### [The task]
Copy out exactly the lines from the first line of the material below through the line containing "[steplabel] (financial) at", and nothing beyond them.
** begin **
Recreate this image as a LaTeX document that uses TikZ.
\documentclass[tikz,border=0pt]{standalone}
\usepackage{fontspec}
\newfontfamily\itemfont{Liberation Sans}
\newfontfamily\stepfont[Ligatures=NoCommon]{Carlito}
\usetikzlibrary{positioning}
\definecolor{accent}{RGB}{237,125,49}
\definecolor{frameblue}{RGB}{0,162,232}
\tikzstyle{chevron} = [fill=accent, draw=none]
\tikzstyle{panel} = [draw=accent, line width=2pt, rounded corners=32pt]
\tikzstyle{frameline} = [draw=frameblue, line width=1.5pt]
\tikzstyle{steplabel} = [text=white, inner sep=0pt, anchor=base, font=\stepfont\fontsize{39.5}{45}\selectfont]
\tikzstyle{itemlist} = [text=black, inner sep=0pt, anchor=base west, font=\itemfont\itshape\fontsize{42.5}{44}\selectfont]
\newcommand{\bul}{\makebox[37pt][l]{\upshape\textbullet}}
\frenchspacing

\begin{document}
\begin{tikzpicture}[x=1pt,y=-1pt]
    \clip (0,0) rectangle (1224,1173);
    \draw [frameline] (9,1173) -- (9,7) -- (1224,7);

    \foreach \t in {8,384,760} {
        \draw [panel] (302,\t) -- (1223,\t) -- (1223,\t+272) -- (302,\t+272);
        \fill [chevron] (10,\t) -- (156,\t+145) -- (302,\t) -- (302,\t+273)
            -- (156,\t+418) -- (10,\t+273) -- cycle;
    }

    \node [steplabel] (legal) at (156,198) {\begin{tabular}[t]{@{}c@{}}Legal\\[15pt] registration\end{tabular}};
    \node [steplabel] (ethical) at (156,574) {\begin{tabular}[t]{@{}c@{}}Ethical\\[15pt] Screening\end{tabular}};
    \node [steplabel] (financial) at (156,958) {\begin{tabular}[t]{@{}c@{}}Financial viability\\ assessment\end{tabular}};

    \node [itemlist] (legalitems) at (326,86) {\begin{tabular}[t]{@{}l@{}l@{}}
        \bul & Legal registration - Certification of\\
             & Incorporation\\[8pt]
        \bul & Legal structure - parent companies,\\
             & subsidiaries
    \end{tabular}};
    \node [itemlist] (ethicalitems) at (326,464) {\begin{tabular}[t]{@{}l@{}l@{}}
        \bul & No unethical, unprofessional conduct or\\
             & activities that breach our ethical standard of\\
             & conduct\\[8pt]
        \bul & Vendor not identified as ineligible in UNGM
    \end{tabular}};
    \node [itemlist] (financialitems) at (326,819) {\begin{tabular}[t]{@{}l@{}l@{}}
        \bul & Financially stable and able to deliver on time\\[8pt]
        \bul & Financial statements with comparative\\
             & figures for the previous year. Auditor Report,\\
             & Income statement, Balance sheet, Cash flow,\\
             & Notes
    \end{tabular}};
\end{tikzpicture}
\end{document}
** end **
### [Written response]
Recreate this image as a LaTeX document that uses TikZ.
\documentclass[tikz,border=0pt]{standalone}
\usepackage{fontspec}
\newfontfamily\itemfont{Liberation Sans}
\newfontfamily\stepfont[Ligatures=NoCommon]{Carlito}
\usetikzlibrary{positioning}
\definecolor{accent}{RGB}{237,125,49}
\definecolor{frameblue}{RGB}{0,162,232}
\tikzstyle{chevron} = [fill=accent, draw=none]
\tikzstyle{panel} = [draw=accent, line width=2pt, rounded corners=32pt]
\tikzstyle{frameline} = [draw=frameblue, line width=1.5pt]
\tikzstyle{steplabel} = [text=white, inner sep=0pt, anchor=base, font=\stepfont\fontsize{39.5}{45}\selectfont]
\tikzstyle{itemlist} = [text=black, inner sep=0pt, anchor=base west, font=\itemfont\itshape\fontsize{42.5}{44}\selectfont]
\newcommand{\bul}{\makebox[37pt][l]{\upshape\textbullet}}
\frenchspacing

\begin{document}
\begin{tikzpicture}[x=1pt,y=-1pt]
    \clip (0,0) rectangle (1224,1173);
    \draw [frameline] (9,1173) -- (9,7) -- (1224,7);

    \foreach \t in {8,384,760} {
        \draw [panel] (302,\t) -- (1223,\t) -- (1223,\t+272) -- (302,\t+272);
        \fill [chevron] (10,\t) -- (156,\t+145) -- (302,\t) -- (302,\t+273)
            -- (156,\t+418) -- (10,\t+273) -- cycle;
    }

    \node [steplabel] (legal) at (156,198) {\begin{tabular}[t]{@{}c@{}}Legal\\[15pt] registration\end{tabular}};
    \node [steplabel] (ethical) at (156,574) {\begin{tabular}[t]{@{}c@{}}Ethical\\[15pt] Screening\end{tabular}};
    \node [steplabel] (financial) at (156,958) {\begin{tabular}[t]{@{}c@{}}Financial viability\\ assessment\end{tabular}};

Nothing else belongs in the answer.